### DATA LINES ###
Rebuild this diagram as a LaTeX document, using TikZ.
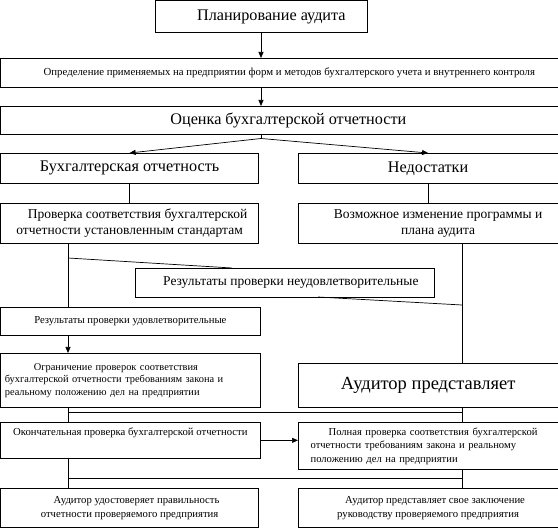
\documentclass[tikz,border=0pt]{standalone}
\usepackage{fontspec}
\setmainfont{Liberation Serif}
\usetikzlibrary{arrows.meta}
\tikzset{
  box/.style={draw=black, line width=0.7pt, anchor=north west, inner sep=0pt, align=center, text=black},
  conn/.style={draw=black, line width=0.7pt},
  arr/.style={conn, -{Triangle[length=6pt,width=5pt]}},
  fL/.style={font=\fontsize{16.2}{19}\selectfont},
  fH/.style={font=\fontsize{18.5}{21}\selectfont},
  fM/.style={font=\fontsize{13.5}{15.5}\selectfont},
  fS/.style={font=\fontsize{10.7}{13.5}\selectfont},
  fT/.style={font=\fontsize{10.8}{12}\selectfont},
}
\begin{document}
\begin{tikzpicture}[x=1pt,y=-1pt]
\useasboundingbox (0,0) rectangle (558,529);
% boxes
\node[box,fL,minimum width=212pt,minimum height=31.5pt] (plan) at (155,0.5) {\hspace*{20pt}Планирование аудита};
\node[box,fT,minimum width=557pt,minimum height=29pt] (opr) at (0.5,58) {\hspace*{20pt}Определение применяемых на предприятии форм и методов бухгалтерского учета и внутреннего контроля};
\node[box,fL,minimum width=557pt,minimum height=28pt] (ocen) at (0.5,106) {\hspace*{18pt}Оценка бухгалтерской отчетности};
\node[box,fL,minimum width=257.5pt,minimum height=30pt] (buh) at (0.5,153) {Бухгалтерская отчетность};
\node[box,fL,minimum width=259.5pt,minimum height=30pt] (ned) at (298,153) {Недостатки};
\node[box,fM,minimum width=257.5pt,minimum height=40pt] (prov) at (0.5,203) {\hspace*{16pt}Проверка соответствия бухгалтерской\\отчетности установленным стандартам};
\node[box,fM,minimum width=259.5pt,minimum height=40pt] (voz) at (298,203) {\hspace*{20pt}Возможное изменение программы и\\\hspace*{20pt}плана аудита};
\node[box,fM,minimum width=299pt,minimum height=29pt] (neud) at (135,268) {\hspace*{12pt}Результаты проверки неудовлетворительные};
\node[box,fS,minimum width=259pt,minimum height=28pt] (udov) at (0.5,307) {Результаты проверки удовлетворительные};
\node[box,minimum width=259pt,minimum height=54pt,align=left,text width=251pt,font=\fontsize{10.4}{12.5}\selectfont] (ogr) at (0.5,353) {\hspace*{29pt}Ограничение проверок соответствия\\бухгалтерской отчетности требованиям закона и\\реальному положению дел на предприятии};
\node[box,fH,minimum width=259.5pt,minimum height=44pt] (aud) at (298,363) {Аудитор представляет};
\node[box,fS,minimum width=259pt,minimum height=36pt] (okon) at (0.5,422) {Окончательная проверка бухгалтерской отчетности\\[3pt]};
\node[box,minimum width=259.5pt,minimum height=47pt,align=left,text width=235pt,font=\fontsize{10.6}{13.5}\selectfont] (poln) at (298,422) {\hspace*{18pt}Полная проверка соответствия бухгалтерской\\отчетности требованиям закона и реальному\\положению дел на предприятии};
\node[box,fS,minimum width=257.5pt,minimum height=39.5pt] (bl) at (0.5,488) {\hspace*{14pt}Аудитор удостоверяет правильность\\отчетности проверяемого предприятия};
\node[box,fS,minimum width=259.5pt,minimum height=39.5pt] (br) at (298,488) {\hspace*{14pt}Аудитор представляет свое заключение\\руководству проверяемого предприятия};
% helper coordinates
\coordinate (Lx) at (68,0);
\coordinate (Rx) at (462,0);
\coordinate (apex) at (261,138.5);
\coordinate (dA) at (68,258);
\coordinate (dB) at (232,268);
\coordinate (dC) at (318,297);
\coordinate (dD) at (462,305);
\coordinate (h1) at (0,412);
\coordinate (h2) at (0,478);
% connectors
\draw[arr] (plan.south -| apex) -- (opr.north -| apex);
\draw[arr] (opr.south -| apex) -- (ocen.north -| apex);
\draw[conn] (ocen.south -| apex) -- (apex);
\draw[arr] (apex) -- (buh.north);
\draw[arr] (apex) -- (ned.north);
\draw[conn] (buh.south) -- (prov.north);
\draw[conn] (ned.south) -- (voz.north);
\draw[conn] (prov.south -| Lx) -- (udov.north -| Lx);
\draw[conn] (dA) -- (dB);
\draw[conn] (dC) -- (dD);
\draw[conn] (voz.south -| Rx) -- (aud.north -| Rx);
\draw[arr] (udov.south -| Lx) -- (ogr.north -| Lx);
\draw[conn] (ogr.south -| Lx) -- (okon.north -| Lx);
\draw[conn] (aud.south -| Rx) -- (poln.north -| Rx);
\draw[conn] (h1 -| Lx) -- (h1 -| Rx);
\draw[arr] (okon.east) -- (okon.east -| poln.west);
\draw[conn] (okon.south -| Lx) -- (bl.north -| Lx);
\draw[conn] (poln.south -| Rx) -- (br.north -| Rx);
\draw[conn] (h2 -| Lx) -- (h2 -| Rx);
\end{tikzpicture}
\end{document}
###
### DATA LINES ###
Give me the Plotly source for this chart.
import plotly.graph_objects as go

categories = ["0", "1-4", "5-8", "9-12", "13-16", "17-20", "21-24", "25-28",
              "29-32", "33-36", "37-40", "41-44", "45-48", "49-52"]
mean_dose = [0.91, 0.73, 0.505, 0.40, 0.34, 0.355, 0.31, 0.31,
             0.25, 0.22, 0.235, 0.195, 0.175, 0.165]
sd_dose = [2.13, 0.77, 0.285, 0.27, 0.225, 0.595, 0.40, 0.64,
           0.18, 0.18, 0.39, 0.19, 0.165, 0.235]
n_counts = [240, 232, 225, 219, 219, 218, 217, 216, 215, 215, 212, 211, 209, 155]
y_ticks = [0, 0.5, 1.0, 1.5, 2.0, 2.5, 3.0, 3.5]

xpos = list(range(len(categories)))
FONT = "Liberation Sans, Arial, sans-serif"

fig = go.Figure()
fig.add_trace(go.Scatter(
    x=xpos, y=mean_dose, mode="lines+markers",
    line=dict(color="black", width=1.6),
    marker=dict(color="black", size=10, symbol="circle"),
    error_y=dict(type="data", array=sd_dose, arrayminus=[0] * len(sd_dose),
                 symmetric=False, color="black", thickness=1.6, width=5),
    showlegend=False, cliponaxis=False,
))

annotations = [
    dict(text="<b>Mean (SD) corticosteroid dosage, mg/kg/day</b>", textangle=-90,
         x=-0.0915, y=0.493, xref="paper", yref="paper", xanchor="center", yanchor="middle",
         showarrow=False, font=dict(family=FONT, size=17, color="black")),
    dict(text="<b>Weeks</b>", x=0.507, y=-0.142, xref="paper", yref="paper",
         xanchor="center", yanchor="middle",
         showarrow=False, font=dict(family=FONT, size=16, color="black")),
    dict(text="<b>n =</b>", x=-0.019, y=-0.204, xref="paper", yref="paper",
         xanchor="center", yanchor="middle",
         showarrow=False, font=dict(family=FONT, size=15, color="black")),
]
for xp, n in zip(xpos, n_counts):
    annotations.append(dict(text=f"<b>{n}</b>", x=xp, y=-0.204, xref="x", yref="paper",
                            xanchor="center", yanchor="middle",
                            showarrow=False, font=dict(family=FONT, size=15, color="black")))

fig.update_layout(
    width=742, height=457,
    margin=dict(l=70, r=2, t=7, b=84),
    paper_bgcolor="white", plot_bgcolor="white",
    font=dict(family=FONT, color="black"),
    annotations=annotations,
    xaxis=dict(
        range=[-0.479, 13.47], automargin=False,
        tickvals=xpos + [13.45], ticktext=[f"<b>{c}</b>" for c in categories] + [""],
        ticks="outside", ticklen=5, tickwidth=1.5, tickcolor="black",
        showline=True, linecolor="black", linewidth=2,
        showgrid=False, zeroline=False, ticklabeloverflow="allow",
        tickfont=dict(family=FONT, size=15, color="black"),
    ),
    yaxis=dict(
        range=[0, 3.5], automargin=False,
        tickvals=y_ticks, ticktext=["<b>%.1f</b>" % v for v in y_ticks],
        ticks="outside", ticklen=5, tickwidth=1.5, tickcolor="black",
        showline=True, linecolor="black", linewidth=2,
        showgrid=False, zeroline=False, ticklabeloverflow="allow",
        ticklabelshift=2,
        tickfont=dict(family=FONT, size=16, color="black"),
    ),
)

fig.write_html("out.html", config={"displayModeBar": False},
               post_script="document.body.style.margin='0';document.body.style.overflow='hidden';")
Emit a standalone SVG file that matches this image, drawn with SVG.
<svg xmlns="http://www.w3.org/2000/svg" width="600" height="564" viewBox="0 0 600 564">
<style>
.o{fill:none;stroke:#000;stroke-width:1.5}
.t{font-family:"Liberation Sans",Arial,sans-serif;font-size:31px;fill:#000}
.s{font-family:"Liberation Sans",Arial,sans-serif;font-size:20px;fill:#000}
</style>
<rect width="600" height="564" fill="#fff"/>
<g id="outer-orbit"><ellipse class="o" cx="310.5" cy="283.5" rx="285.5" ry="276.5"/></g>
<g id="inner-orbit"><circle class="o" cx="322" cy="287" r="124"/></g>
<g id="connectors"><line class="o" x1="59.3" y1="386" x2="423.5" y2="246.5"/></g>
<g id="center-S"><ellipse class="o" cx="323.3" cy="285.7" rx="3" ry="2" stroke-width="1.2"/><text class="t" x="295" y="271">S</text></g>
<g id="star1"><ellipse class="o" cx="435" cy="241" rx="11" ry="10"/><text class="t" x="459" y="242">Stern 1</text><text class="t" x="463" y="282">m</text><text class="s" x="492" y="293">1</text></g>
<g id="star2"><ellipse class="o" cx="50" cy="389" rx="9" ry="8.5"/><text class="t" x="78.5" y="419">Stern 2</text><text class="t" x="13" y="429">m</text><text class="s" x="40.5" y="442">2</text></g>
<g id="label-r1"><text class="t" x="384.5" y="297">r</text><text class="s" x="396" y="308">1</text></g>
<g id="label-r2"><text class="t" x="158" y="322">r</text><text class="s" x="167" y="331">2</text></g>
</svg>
###
### DATA LINES ###
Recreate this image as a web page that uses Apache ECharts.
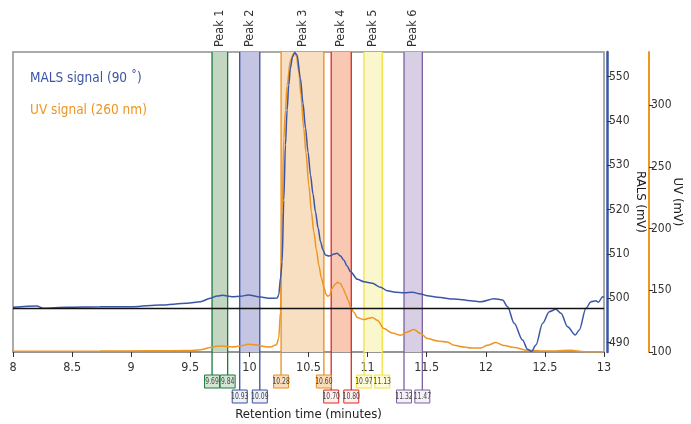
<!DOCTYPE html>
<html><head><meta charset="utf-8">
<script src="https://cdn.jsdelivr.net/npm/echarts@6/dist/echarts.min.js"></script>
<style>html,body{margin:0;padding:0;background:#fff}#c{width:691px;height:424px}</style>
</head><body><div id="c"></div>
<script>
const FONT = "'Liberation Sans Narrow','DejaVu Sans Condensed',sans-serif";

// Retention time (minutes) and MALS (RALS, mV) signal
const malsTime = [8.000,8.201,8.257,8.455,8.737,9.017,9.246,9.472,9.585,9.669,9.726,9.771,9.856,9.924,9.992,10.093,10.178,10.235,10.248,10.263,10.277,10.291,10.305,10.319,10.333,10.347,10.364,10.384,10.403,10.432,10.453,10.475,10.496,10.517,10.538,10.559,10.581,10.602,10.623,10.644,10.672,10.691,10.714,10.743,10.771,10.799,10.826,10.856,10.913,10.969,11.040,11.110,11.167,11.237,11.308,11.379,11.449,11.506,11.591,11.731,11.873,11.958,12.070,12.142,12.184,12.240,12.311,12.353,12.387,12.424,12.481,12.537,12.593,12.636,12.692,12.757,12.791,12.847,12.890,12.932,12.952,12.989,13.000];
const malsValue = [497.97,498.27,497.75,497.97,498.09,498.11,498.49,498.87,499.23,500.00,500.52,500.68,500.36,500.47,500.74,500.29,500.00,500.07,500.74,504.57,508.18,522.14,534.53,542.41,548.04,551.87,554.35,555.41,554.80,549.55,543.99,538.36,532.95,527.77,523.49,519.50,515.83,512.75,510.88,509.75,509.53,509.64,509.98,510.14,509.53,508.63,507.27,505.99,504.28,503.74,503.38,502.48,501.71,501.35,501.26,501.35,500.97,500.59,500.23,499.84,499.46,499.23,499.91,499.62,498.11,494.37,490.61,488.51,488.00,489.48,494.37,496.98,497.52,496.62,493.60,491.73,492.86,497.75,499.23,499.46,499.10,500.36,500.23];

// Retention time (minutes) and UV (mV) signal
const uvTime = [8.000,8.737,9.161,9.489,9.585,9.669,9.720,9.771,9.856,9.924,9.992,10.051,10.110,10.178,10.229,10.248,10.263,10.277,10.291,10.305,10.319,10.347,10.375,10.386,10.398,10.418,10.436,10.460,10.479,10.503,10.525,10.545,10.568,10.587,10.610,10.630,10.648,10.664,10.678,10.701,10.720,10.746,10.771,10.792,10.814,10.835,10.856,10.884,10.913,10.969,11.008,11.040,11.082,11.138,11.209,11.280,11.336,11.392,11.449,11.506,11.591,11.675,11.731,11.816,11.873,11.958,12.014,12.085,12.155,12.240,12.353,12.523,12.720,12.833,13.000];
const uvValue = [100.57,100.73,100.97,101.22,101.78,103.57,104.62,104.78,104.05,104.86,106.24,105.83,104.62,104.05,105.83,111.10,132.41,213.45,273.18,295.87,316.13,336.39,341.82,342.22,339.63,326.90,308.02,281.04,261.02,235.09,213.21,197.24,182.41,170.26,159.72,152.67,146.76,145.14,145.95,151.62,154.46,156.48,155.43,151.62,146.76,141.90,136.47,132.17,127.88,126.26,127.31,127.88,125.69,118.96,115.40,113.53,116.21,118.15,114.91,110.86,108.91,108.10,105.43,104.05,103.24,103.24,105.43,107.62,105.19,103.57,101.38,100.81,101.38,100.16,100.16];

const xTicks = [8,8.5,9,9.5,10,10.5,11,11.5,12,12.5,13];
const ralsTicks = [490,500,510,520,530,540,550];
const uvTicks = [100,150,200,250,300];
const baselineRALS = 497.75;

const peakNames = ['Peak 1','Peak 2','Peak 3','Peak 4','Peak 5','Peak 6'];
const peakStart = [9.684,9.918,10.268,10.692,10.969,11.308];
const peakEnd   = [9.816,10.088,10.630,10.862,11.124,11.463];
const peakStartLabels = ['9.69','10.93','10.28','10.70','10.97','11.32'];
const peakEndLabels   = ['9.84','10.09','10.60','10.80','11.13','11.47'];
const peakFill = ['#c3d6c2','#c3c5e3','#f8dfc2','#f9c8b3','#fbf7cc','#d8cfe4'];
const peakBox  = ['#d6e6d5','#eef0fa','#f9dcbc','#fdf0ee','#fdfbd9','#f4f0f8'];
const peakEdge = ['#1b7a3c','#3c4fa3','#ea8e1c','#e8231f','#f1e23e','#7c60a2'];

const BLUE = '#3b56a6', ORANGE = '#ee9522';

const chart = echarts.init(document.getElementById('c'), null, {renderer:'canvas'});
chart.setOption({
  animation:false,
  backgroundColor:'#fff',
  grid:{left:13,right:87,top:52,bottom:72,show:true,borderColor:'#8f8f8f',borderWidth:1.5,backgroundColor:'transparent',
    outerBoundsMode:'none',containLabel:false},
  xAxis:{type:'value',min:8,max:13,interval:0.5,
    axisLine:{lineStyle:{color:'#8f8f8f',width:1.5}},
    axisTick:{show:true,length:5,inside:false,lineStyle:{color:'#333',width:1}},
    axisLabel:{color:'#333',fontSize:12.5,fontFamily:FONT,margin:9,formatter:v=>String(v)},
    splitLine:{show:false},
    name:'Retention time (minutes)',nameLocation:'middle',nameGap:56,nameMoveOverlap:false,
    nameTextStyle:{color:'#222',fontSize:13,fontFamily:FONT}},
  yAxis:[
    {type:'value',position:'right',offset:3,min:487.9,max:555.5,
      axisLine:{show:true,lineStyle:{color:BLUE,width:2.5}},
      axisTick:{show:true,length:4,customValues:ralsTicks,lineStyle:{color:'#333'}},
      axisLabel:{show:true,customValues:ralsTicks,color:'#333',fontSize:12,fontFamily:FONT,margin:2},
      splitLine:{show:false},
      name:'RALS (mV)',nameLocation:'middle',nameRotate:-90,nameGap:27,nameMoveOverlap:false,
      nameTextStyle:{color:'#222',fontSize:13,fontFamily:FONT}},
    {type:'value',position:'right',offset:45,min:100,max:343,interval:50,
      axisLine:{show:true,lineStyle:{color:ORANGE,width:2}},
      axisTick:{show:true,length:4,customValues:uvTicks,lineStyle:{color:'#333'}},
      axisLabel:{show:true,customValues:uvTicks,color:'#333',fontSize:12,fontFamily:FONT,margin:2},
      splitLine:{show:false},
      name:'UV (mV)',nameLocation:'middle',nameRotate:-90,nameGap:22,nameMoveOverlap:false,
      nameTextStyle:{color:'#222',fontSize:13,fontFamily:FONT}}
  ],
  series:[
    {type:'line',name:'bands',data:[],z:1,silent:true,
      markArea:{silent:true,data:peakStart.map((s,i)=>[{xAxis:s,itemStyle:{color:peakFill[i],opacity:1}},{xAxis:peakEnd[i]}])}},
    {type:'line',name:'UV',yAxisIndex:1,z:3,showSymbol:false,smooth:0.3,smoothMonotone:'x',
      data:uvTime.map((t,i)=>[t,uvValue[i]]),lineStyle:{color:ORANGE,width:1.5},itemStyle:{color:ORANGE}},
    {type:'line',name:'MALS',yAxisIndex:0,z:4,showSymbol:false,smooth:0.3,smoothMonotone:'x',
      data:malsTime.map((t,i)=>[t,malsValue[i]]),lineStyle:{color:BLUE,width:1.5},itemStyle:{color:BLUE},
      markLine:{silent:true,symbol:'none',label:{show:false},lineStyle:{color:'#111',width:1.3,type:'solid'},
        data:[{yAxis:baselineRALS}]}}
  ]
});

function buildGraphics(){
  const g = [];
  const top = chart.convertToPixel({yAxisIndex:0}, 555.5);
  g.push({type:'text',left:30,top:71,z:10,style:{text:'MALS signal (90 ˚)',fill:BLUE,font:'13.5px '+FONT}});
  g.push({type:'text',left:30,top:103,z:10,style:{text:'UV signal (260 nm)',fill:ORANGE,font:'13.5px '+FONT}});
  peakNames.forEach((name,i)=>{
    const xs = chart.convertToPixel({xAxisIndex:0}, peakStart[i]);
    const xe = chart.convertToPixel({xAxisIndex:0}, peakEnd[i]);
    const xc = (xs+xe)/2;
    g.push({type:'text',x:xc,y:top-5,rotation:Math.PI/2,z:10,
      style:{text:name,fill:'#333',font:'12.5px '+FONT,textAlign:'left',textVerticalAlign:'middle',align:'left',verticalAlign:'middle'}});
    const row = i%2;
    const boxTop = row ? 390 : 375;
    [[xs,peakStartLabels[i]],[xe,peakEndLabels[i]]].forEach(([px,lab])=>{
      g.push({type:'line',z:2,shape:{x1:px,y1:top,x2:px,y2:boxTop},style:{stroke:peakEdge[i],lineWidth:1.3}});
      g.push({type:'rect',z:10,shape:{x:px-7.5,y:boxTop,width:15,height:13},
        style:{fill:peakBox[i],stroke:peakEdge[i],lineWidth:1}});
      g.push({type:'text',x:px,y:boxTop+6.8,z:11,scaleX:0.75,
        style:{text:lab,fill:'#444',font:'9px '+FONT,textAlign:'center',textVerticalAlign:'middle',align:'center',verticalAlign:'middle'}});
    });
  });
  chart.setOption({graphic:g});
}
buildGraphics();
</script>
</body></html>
###
PROBLEM: Look over the listing. Pull out every line with the string "this" in it.

EXERCISE OUTPUT:
Rebuild this diagram as a LaTeX document, using TikZ.
Give me the Plotly source for this chart.
Emit a standalone SVG file that matches this image, drawn with SVG.
Recreate this image as a web page that uses Apache ECharts.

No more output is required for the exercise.